▶
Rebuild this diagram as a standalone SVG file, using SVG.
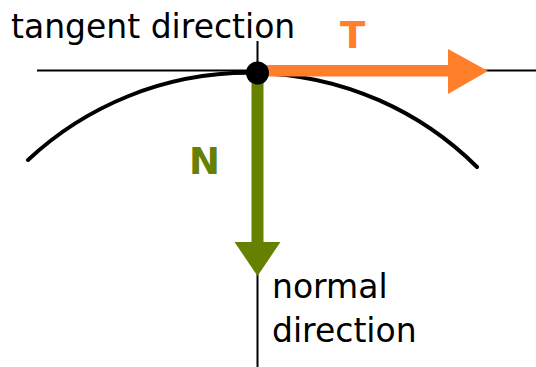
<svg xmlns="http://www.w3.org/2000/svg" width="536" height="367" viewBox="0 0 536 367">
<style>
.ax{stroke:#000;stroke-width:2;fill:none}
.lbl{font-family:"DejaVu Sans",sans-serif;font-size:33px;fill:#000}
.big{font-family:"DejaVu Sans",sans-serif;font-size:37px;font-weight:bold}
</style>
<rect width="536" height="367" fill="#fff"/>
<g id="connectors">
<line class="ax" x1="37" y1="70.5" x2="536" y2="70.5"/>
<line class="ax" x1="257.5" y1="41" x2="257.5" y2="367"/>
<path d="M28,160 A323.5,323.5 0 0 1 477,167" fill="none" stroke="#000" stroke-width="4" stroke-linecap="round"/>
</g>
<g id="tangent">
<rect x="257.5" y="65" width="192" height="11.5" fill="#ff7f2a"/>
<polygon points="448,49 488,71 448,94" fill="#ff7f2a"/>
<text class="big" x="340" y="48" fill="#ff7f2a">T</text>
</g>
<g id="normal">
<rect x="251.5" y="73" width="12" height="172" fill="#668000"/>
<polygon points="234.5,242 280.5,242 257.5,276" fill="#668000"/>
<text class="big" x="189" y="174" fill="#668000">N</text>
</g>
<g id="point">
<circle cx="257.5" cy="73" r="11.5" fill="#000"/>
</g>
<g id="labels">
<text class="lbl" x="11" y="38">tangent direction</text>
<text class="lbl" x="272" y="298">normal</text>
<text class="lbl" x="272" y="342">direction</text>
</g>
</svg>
◀
• [Requirements]: Every line above should be returned word for word, with the pictures left behind.

• [Task result]:
Rebuild this diagram as a standalone SVG file, using SVG.
<svg xmlns="http://www.w3.org/2000/svg" width="536" height="367" viewBox="0 0 536 367">
<style>
.ax{stroke:#000;stroke-width:2;fill:none}
.lbl{font-family:"DejaVu Sans",sans-serif;font-size:33px;fill:#000}
.big{font-family:"DejaVu Sans",sans-serif;font-size:37px;font-weight:bold}
</style>
<rect width="536" height="367" fill="#fff"/>
<g id="connectors">
<line class="ax" x1="37" y1="70.5" x2="536" y2="70.5"/>
<line class="ax" x1="257.5" y1="41" x2="257.5" y2="367"/>
<path d="M28,160 A323.5,323.5 0 0 1 477,167" fill="none" stroke="#000" stroke-width="4" stroke-linecap="round"/>
</g>
<g id="tangent">
<rect x="257.5" y="65" width="192" height="11.5" fill="#ff7f2a"/>
<polygon points="448,49 488,71 448,94" fill="#ff7f2a"/>
<text class="big" x="340" y="48" fill="#ff7f2a">T</text>
</g>
<g id="normal">
<rect x="251.5" y="73" width="12" height="172" fill="#668000"/>
<polygon points="234.5,242 280.5,242 257.5,276" fill="#668000"/>
<text class="big" x="189" y="174" fill="#668000">N</text>
</g>
<g id="point">
<circle cx="257.5" cy="73" r="11.5" fill="#000"/>
</g>
<g id="labels">
<text class="lbl" x="11" y="38">tangent direction</text>
<text class="lbl" x="272" y="298">normal</text>
<text class="lbl" x="272" y="342">direction</text>
</g>
</svg>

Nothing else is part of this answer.